La tragedia que hoy viven miles de pacientes en Colombia no es un simple tropiezo del sistema, ni una falla aislada de gestión. Es el resultado directo, deliberado y perverso de un gobierno que eligió dinamitar lo que funcionaba, con tal de imponer una visión ideológica sin sustento técnico ni respaldo ciudadano. Lo que está ocurriendo con la salud en Colombia no es una coyuntura: es una catástrofe anunciada.
Gustavo Petro no recibió un sistema perfecto, pero sí funcional. En 2022, Colombia tenía una cobertura del 98 % en salud. Las EPS, con todas sus falencias, garantizaban tratamientos de alta complejidad, atención primaria, medicamentos y urgencias. Había problemas, por supuesto, pero también una red robusta que permitía al ciudadano recibir atención oportuna. Hoy, esa red está rota.
En 2025, el país afronta una emergencia: más de siete millones de citas médicas represadas, hospitales públicos con deudas que superan los doce billones de pesos, dieciséis EPS intervenidas sin plan de contingencia claro, más de 350 servicios de urgencias colapsados, y uno de cada tres hospitales públicos en riesgo financiero extremo. Solo en el primer semestre, casi tres millones de colombianos no recibieron atención médica efectiva. Esto no es una reforma: es una demolición.
Mientras tanto, el presidente Petro sigue hablando como si fuera un recién llegado. En su última alocución presidencial, utilizó la narrativa habitual, que el sistema anterior era “mafioso”, que la salud era “un negocio”, que su modelo es la única vía a la justicia social. Pero la justicia no se mide en retórica: se mide en hechos. Y los hechos son inapelables.
En Bucaramanga, una mujer de 56 años falleció tras esperar seis meses por una cirugía cardíaca que nunca llegó. En Sincelejo, un adolescente con leucemia murió por falta de morfina y quimioterapia. En Cali, el Hospital Universitario San Juan de Dios suspendió atención a pacientes de EPS intervenidas porque no han recibido pagos del Estado durante más de seis meses. Estos no son casos aislados, son el rostro cotidiano de una salud pública que se desangra.
Guillermo Alfonso Jaramillo, el actual ministro de Salud, asumió el cargo en mayo de 2023 tras la salida de Carolina Corcho, impulsora original de esta reforma desastrosa. Pero en lugar de corregir el rumbo, lo profundizó. No blindó la red pública, no diseñó un plan de transición y no protegió a los pacientes. La salud de los colombianos quedó atrapada entre la improvisación y el ego ideológico de un gobierno que prefiere la propaganda antes que la solución.

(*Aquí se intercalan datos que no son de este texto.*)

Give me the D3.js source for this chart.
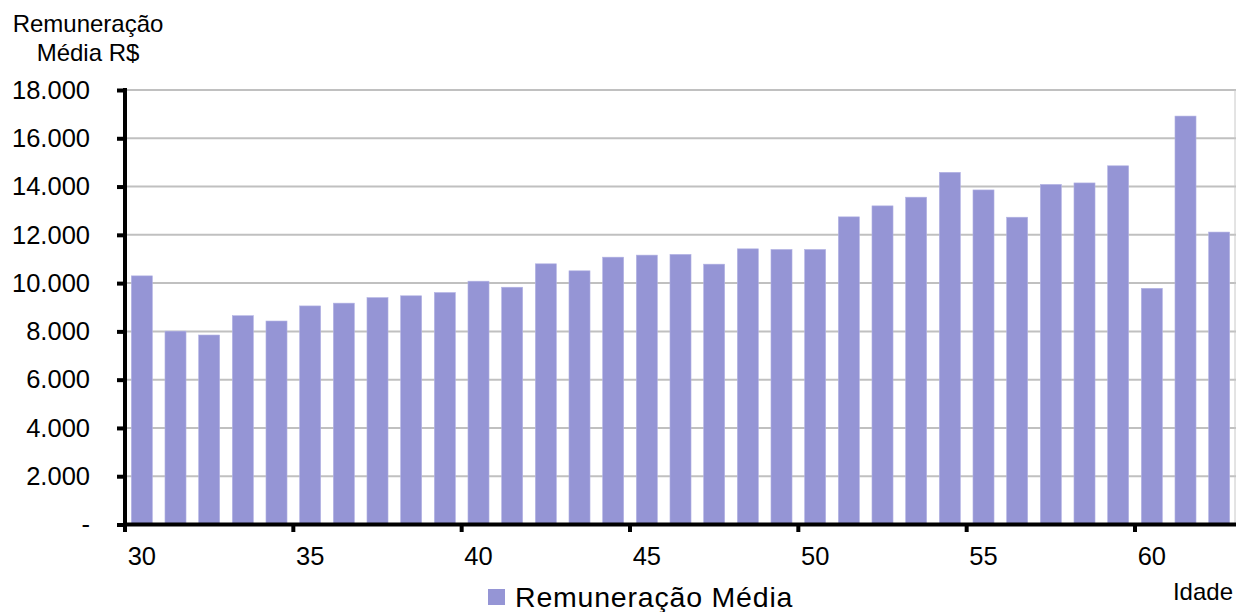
<!DOCTYPE html>
<html><head><meta charset="utf-8">
<script src="https://cdn.jsdelivr.net/npm/d3@7"></script>
<style>body{margin:0;background:#fff}svg{display:block;font-family:"Liberation Sans",Arial,sans-serif}</style>
</head><body><svg id="c" width="1236" height="612"></svg>
<script>
const ages = d3.range(30, 63);
const values = [10300,8010,7850,8650,8430,9055,9170,9400,9475,9610,10080,9830,10800,10510,11075,11160,11190,10785,11420,11395,11395,12745,13200,13560,14590,13860,12730,14090,14150,14860,9785,16920,12115];
const yTicks = [0,2000,4000,6000,8000,10000,12000,14000,16000,18000];
const xLabels = [30,35,40,45,50,55,60];
const seriesName = "Remuneração Média";

const svg = d3.select("#c");
const x = d3.scaleBand().domain(ages).range([125,1236]).paddingInner(0.375).paddingOuter(0.1875);
const y = d3.scaleLinear().domain([0,18000]).range([524.5,90]);
const fmt = v => v===0 ? "-" : d3.format(",")(v).replace(/,/g,".");

// gridlines
svg.append("g").selectAll("line").data(yTicks.filter(d=>d>0)).join("line")
  .attr("x1",125).attr("x2",1236).attr("y1",d=>y(d)).attr("y2",d=>y(d))
  .attr("stroke","#c0c0c0").attr("stroke-width",2);
svg.append("line").attr("x1",1235).attr("x2",1235).attr("y1",90).attr("y2",524).attr("stroke","#c8c8c8").attr("stroke-width",1);

// bars
svg.append("g").selectAll("rect").data(ages).join("rect")
  .attr("x",d=>x(d)).attr("width",x.bandwidth())
  .attr("y",(d,i)=>y(values[i])).attr("height",(d,i)=>y(0)-y(values[i]))
  .attr("fill","#9595d5").attr("stroke","#b4b4e4").attr("stroke-width",0.6);

// y axis
const ya = svg.append("g").attr("transform","translate(125,0)")
  .call(d3.axisLeft(y).tickValues(yTicks).tickFormat(fmt).tickSize(8).tickPadding(27));
ya.select(".domain").remove();
ya.selectAll(".tick line").attr("stroke","#000").attr("stroke-width",4);
ya.selectAll(".tick text").attr("font-size",25.5).attr("fill","#000").attr("font-family","Liberation Sans, Arial, sans-serif");
svg.append("line").attr("x1",125).attr("x2",125).attr("y1",88).attr("y2",526).attr("stroke","#000").attr("stroke-width",4);

// x axis
const step = x.step();
const tickPos = xLabels.map(a => x(a) - x.paddingInner()*step/2);
svg.append("g").selectAll("line").data(tickPos).join("line")
  .attr("x1",d=>d).attr("x2",d=>d).attr("y1",524).attr("y2",532)
  .attr("stroke","#000").attr("stroke-width",4);
svg.append("line").attr("x1",123).attr("x2",1236).attr("y1",524.5).attr("y2",524.5).attr("stroke","#000").attr("stroke-width",4);
svg.append("g").selectAll("text").data(xLabels).join("text")
  .attr("x",d=>x(d)+x.bandwidth()/2).attr("y",565).attr("text-anchor","middle")
  .attr("font-size",25.5).attr("fill","#000").text(d=>d);

// axis titles
const yt = svg.append("text").attr("text-anchor","middle").attr("font-size",24).attr("fill","#000");
yt.append("tspan").attr("x",88).attr("y",32).text("Remuneração");
yt.append("tspan").attr("x",88).attr("y",61).text("Média R$");
svg.append("text").attr("x",1233).attr("y",600).attr("text-anchor","end").attr("font-size",24).attr("fill","#000").text("Idade");

// legend
svg.append("rect").attr("x",488).attr("y",589).attr("width",17).attr("height",16).attr("fill","#9595d5");
svg.append("text").attr("x",515).attr("y",606.5).attr("font-size",28.5).attr("letter-spacing",0.8).attr("fill","#000").text(seriesName);
</script></body></html>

Y no, la salud pública no se ha deteriorado por falta de médicos ni de talento. Colombia tiene profesionales comprometidos, clínicas con experiencia y vocación de servicio. Lo que se ha perdido es el rumbo. Y lo ha perdido un gobierno que insiste en gobernar desde la soberbia, desde el odio al pasado, desde una visión política que convierte los derechos fundamentales en campo de batalla ideológico.
Los más pobres, los más vulnerables, los que no tienen cómo pagar una consulta particular, están siendo condenados a morir lentamente. El modelo de “salud preventiva” que Petro vende con tanto ahínco es una ilusión en un país donde ya no hay ni cómo atender una urgencia.
Colombia no necesita más discursos. Necesita un plan de rescate, una rectificación profunda y un gobierno que deje de jugar a la revolución con los cuerpos y las vidas de su pueblo.
Porque ya no estamos hablando de un sistema. Estamos hablando de personas que mueren. Estamos hablando de padres, madres, hijos, abuelos. Y quienes tienen el poder para evitarlo han preferido mirar hacia otro lado.
Esto no es una falla del sistema. Es una traición al país. Y algún día, tendrán que responder.